Hawaii hotels continued improving in July with year-over-year gains in occupancy, average daily rate, revenue per available room and revenue.
Statewide occupancy in July grew to 85.2%, up 1 percentage point from July 2018, according to the Hawaii Hotel Performance Report, published by the Hawaii Tourism Authority. Meanwhile the average daily rate (ADR) grew nearly 4% to $305, and revenue per available room (RevPAR) increased more than 5% to $260. During the same period, hotel revenues grew by nearly 4% to almost $435 million.
Keith Vieira, principal of KV and Associates Hospitality Consulting, said it was good to see year-over-year improvement in July; however, the gains are coming on top of “what was a really lousy last summer.”
“It’s good things are improving, but we’ve still got
issues with demand,” Vieira said.
To be sure, July results were mixed across the islands, with Hawaii island and Maui reporting strong year-over-year increases. Oahu hotels posted flat occupancy and small gains in RevPAR and ADR. However, Kauai experienced drops across all categories.

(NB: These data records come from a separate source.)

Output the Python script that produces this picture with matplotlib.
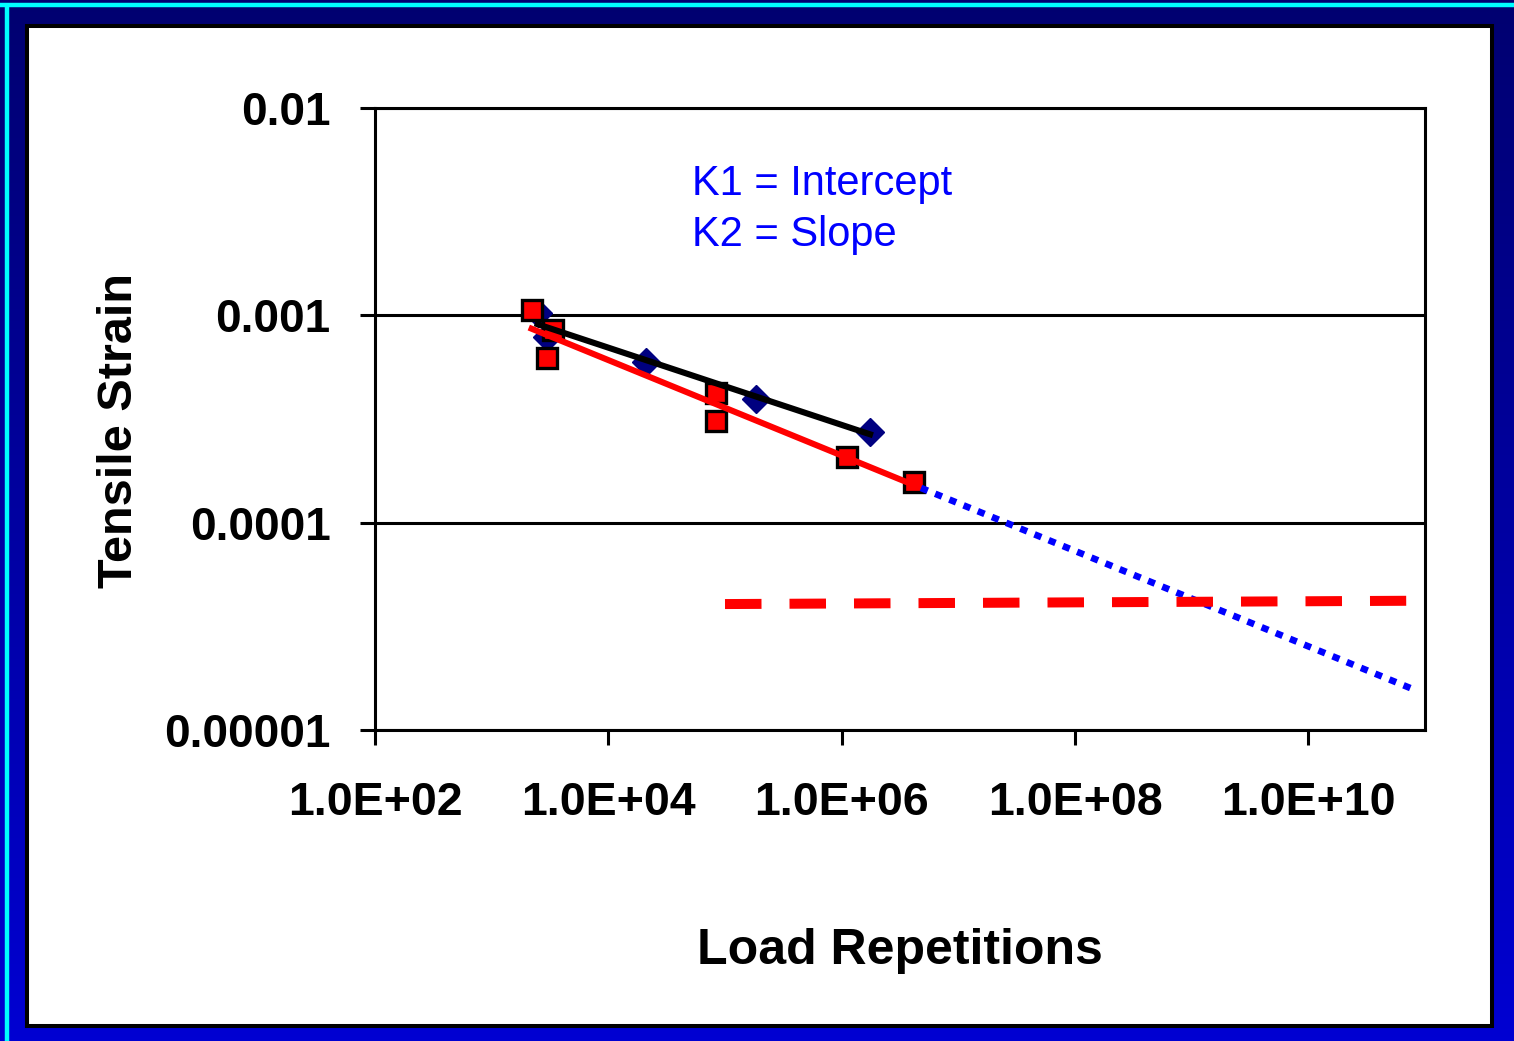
import numpy as np
import matplotlib
matplotlib.use("Agg")
import matplotlib.pyplot as plt
from matplotlib.patches import Rectangle

plt.rcParams['font.family'] = ['Liberation Sans', 'DejaVu Sans']

# --- data ---
# red squares (measured strain vs. cycles to failure)
red_reps = [2200, 2960, 3340, 84300, 84300, 1.11e6, 4.16e6]
red_strain = [1.06e-3, 6.2e-4, 8.5e-4, 4.2e-4, 3.09e-4, 2.07e-4, 1.57e-4]

# navy diamonds
navy_reps = [2480, 2960, 21200, 185000, 1.75e6]
navy_strain = [1.03e-3, 7.85e-4, 5.96e-4, 3.95e-4, 2.74e-4]

# forecast of the red power-law fit out to this many repetitions
forecast_end = 7.5e10

# endurance limit (red dashed)
limit_reps = [1.0e5, 6.9e10]
limit_strain = [4.05e-5, 4.2e-5]

x_ticks = [1e2, 1e4, 1e6, 1e8, 1e10]
x_labels = ['1.0E+02', '1.0E+04', '1.0E+06', '1.0E+08', '1.0E+10']
y_ticks = [1e-5, 1e-4, 1e-3, 1e-2]
y_labels = ['0.00001', '0.0001', '0.001', '0.01']

W, H = 1514, 1041
fig = plt.figure(figsize=(W / 100, H / 100), dpi=100)

# --- slide style background ---
bg = fig.add_axes([0, 0, 1, 1])
grad = np.linspace(0, 1, 256).reshape(-1, 1)
top_c = np.array([0, 0, 112]) / 255
bot_c = np.array([0, 0, 210]) / 255
img = top_c[None, None, :] * (1 - grad[:, :, None]) + bot_c[None, None, :] * grad[:, :, None]
bg.imshow(img, extent=(0, W, H, 0), aspect='auto')
bg.plot([0, W], [5, 5], color='#00FFFF', lw=3.2, solid_capstyle='butt')
bg.plot([6.5, 6.5], [5, H], color='#00FFFF', lw=3.2, solid_capstyle='butt')
bg.add_patch(Rectangle((27, 25.5), 1465, 1000.5, facecolor='white',
                       edgecolor='black', lw=2.9))
bg.set_xlim(0, W)
bg.set_ylim(H, 0)
bg.axis('off')

# --- chart ---
ax = fig.add_axes([375 / W, 1 - 730 / H, 1050 / W, 622 / H])
ax.set_xscale('log')
ax.set_yscale('log')
ax.set_xlim(1e2, 1e11)
ax.set_ylim(1e-5, 1e-2)

ax.plot(navy_reps, navy_strain, linestyle='none', marker='D', ms=14,
        color='#000080', zorder=3)
ax.plot(red_reps, red_strain, linestyle='none', marker='s', ms=14.5,
        mfc='#FF0000', mec='black', mew=2.4, zorder=4)

# power-law trendlines (straight in log-log)
lx = np.log10(navy_reps)
b_n, a_n = np.polyfit(lx, np.log10(navy_strain), 1)
xs = np.array([min(navy_reps), max(navy_reps)])
ax.plot(xs, 10 ** (a_n + b_n * np.log10(xs)), color='black', lw=4.4, zorder=5)

lx = np.log10(red_reps)
b_r, a_r = np.polyfit(lx, np.log10(red_strain), 1)
xs = np.array([min(red_reps), max(red_reps)])
ax.plot(xs, 10 ** (a_r + b_r * np.log10(xs)), color='#FF0000', lw=4.4, zorder=5)

xf = np.array([max(red_reps) * 1.15, forecast_end])
ax.plot(xf, 10 ** (a_r + b_r * np.log10(xf)), color='#0000FF', lw=4.8,
        linestyle=(0, (1.1, 1.2)), zorder=5)

ax.plot(limit_reps, limit_strain, color='#FF0000', lw=7.2,
        linestyle=(0, (3.65, 2.8)), zorder=5)

ax.text(0.302, 0.860, 'K1 = Intercept', transform=ax.transAxes,
        fontsize=30, color='#0000FF', va='baseline')
ax.text(0.302, 0.778, 'K2 = Slope', transform=ax.transAxes,
        fontsize=30, color='#0000FF', va='baseline')

ax.set_xticks(x_ticks)
ax.set_xticklabels(x_labels)
ax.set_yticks(y_ticks)
ax.set_yticklabels(y_labels)
ax.minorticks_off()
ax.tick_params(axis='x', direction='out', length=11, width=2.2, pad=26,
               labelsize=33.5)
ax.tick_params(axis='y', direction='out', length=11, width=2.2, pad=21,
               labelsize=33)
for lab in ax.get_xticklabels() + ax.get_yticklabels():
    lab.set_fontweight('bold')

ax.grid(axis='y', which='major', color='black', lw=2.2)
ax.set_axisbelow(True)
for s in ax.spines.values():
    s.set_linewidth(2.2)
    s.set_color('black')

ax.set_xlabel('Load Repetitions', fontsize=36, fontweight='bold', labelpad=74)
ax.set_ylabel('Tensile Strain', fontsize=35, fontweight='bold')
ax.yaxis.set_label_coords(-0.222, 0.482)

fig.savefig('out.png', dpi=100)
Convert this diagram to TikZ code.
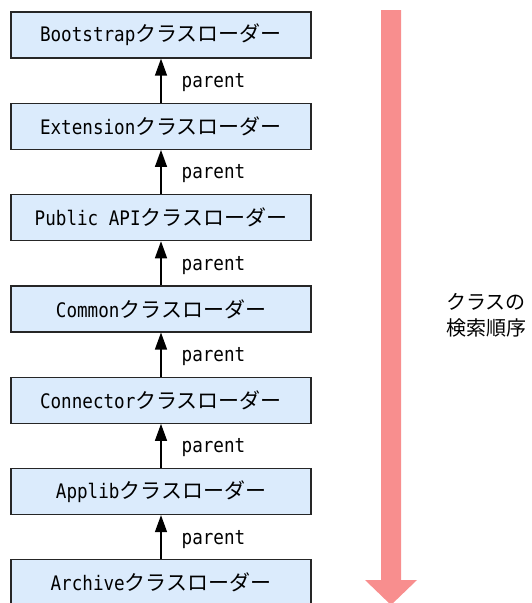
\documentclass[tikz,border=0pt]{standalone}
\usepackage{fontspec}
\newfontfamily\cjk{Noto Sans CJK JP}
\newfontfamily\mono[FakeStretch=0.88]{DejaVu Sans Mono}
\usetikzlibrary{arrows.meta}
\definecolor{boxfill}{RGB}{219,235,252}
\definecolor{pinkarrow}{RGB}{248,142,142}
\newcommand{\clname}[1]{{\mono\fontsize{20}{22}\selectfont #1}{\cjk\fontsize{21}{21}\selectfont クラスローダー}}
\begin{document}
\begin{tikzpicture}[x=1pt,y=-1pt,
  clbox/.style={draw=black!85, line width=1.3pt, fill=boxfill, minimum width=300pt, minimum height=46pt, inner sep=0pt},
  parentarrow/.style={line width=1.4pt, -{Triangle[length=17pt,width=12pt]}},
  plabel/.style={anchor=west, xshift=20pt, yshift=-2pt, inner sep=0pt, font=\mono\fontsize{20}{22}\selectfont}]
\useasboundingbox (0,0) rectangle (531,603);
\clip (0,0) rectangle (531,603);
% search order arrow
\fill[pinkarrow] (381,10) -- (401,10) -- (401,580) -- (417,580) -- (391,605) -- (365,580) -- (381,580) -- cycle;
\node[align=center, font=\cjk\fontsize{20}{26}\selectfont, inner sep=0pt] (order) at (486,315) {クラスの\\検索順序};
% boxes
\node[clbox] (b1) at (161,35) {\clname{Bootstrap}};
\node[clbox] (b2) at (161,126.3) {\clname{Extension}};
\node[clbox] (b3) at (161,217.6) {\clname{Public API}};
\node[clbox] (b4) at (161,308.9) {\clname{Common}};
\node[clbox] (b5) at (161,400.2) {\clname{Connector}};
\node[clbox] (b6) at (161,491.5) {\clname{Applib}};
\node[clbox] (b7) at (161,582.8) {\clname{Archive}};
% parent arrows
\draw[parentarrow] (b2.north) -- node[plabel] {parent} (b1.south);
\draw[parentarrow] (b3.north) -- node[plabel] {parent} (b2.south);
\draw[parentarrow] (b4.north) -- node[plabel] {parent} (b3.south);
\draw[parentarrow] (b5.north) -- node[plabel] {parent} (b4.south);
\draw[parentarrow] (b6.north) -- node[plabel] {parent} (b5.south);
\draw[parentarrow] (b7.north) -- node[plabel] {parent} (b6.south);
\end{tikzpicture}
\end{document}
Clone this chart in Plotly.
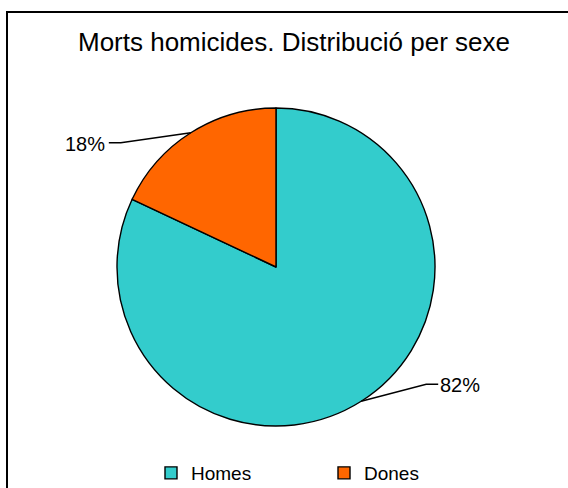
import math
import plotly.graph_objects as go

# data
labels = ["Homes", "Dones"]
values = [82, 18]
colors = ["#33CCCC", "#FF6600"]
title = "Morts homicides. Distribució per sexe"

W, H = 568, 488

# pie geometry in page pixels (margins are zero, so paper == page)
CX, CY, R = 276, 267, 159


def px(x):
    return x / W


def py(y):
    return 1 - y / H


fig = go.Figure()
fig.add_trace(go.Pie(
    labels=labels,
    values=values,
    marker=dict(colors=colors, line=dict(color="black", width=1.4)),
    direction="clockwise",
    sort=False,
    rotation=0,
    textinfo="none",
    hoverinfo="label+percent",
    domain=dict(x=[px(CX - R), px(CX + R)], y=[py(CY + R), py(CY - R)]),
))

# outside labels: elbow offset (from slice edge) and horizontal tail, in px
leader_style = [(65, -17, 12), (-70, 10, -12)]
total = sum(values)
start = 0.0
annotations = []
shapes = []
for val, (ex, ey, tail) in zip(values, leader_style):
    mid = (start + val / 2) / total * 2 * math.pi
    start += val
    x0 = CX + R * math.sin(mid)
    y0 = CY - R * math.cos(mid)
    x1, y1 = x0 + ex, y0 + ey
    x2 = x1 + tail
    shapes.append(dict(
        type="path", xref="paper", yref="paper",
        path=f"M {px(x0)},{py(y0)} L {px(x1)},{py(y1)} L {px(x2)},{py(y1)}",
        line=dict(color="black", width=1.4),
    ))
    annotations.append(dict(
        x=px(x2 + (0 if tail > 0 else -2)), y=py(y1 + 1),
        xref="paper", yref="paper",
        xanchor="left" if tail > 0 else "right", yanchor="middle",
        text=f"{round(val / total * 100)}%", showarrow=False,
        font=dict(size=20, color="black"),
    ))

# chart border
shapes.append(dict(type="rect", xref="paper", yref="paper",
                   x0=px(7), x1=1.02, y0=-0.02, y1=py(12),
                   line=dict(color="black", width=2)))

fig.update_layout(
    width=W, height=H,
    margin=dict(l=0, r=0, t=0, b=0, autoexpand=False),
    paper_bgcolor="white",
    plot_bgcolor="white",
    font=dict(family="Liberation Sans, Arial, sans-serif", color="black"),
    title=dict(text=title, x=px(294), xanchor="center",
               y=py(41.5), yanchor="middle",
               font=dict(size=26, color="black")),
    annotations=annotations,
    shapes=shapes,
    showlegend=True,
    legend=dict(orientation="h", x=px(151), xanchor="left",
                y=py(473), yanchor="middle",
                entrywidth=128, entrywidthmode="pixels",
                font=dict(size=19, color="black"),
                bgcolor="rgba(0,0,0,0)",
                itemclick=False, traceorder="normal"),
)

fig.write_html("out.html", config={"displayModeBar": False},
               post_script="document.body.style.margin='0';")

Sue Kanoho, Kauai Visitors Bureau executive director, said going into 2019 she expected results would be similar to 2017 since 2018’s robust growth was due to the anomaly of visitors shifting from Puerto Rico and Florida and other places affected by storms and from Hawaii island, where there were concerns about heightened volcanic activity. Extra marketing this year designed to bolster Hawaii island’s recovery also may be causing potential Kauai visitors to shift, Kanoho said.
“We had nearly 1.38 million arrivals last year — that’s a record in the history of tourism on Kauai,” she said. “The highest number we had prior to that was 1.29 million in 2007 before the recession.”
Despite July’s strong gains, Hawaii hotel performance year-to-date is still somewhat lackluster. Part of the reason is that gains in June and July were partially due to the severe weakening that some hotels, especially on Hawaii island, began experiencing in May 2018 following heightened eruptions at Kilauea Volcano.
Statewide occupancy during the first seven months of the year dropped more than 1 percentage point to 81.3%, and RevPAR was flat at nearly $231. However, ADR through July was up more than 1% to $284.
A more telling assessment of the market is that demand was still falling faster than supply during the first seven months of the year. According to the hotel report, demand dropped more than 3% through July, while supply fell nearly 2%.
Lower hotel supply creates competition for the remaining rooms. However, when demand drops faster than supply, it’s an indication that the market, or at least pockets of it, may be weakening. Year to date, hotel revenue has dropped nearly 2% to just over $2.6 billion.
Still, there are signs that the market is too diverse to call.
Jack Richards, president and CEO of Pleasant Holidays, said the company has seen a “pretty healthy uptick since August.”
“The first half of the year was very difficult, but the second appears to be much better,” Richards said. “For 2020, ADR is tracking up 10% compared to same time last year, however, we do not believe this is sustainable and way too early to call.”
So far this year, Richards said, the hotel ADR that Pleasant Holidays customers have paid is up 4% from 2018 — the results are based on an 11% gain for Hawaii island, a 7% rise for Maui and an increase of 6% for Kauai. However, Oahu ADR dropped 1%, he said.
“Oahu’s decline could be a hangover from the hotel labor strike that started in October and ran through the end of November,” he said.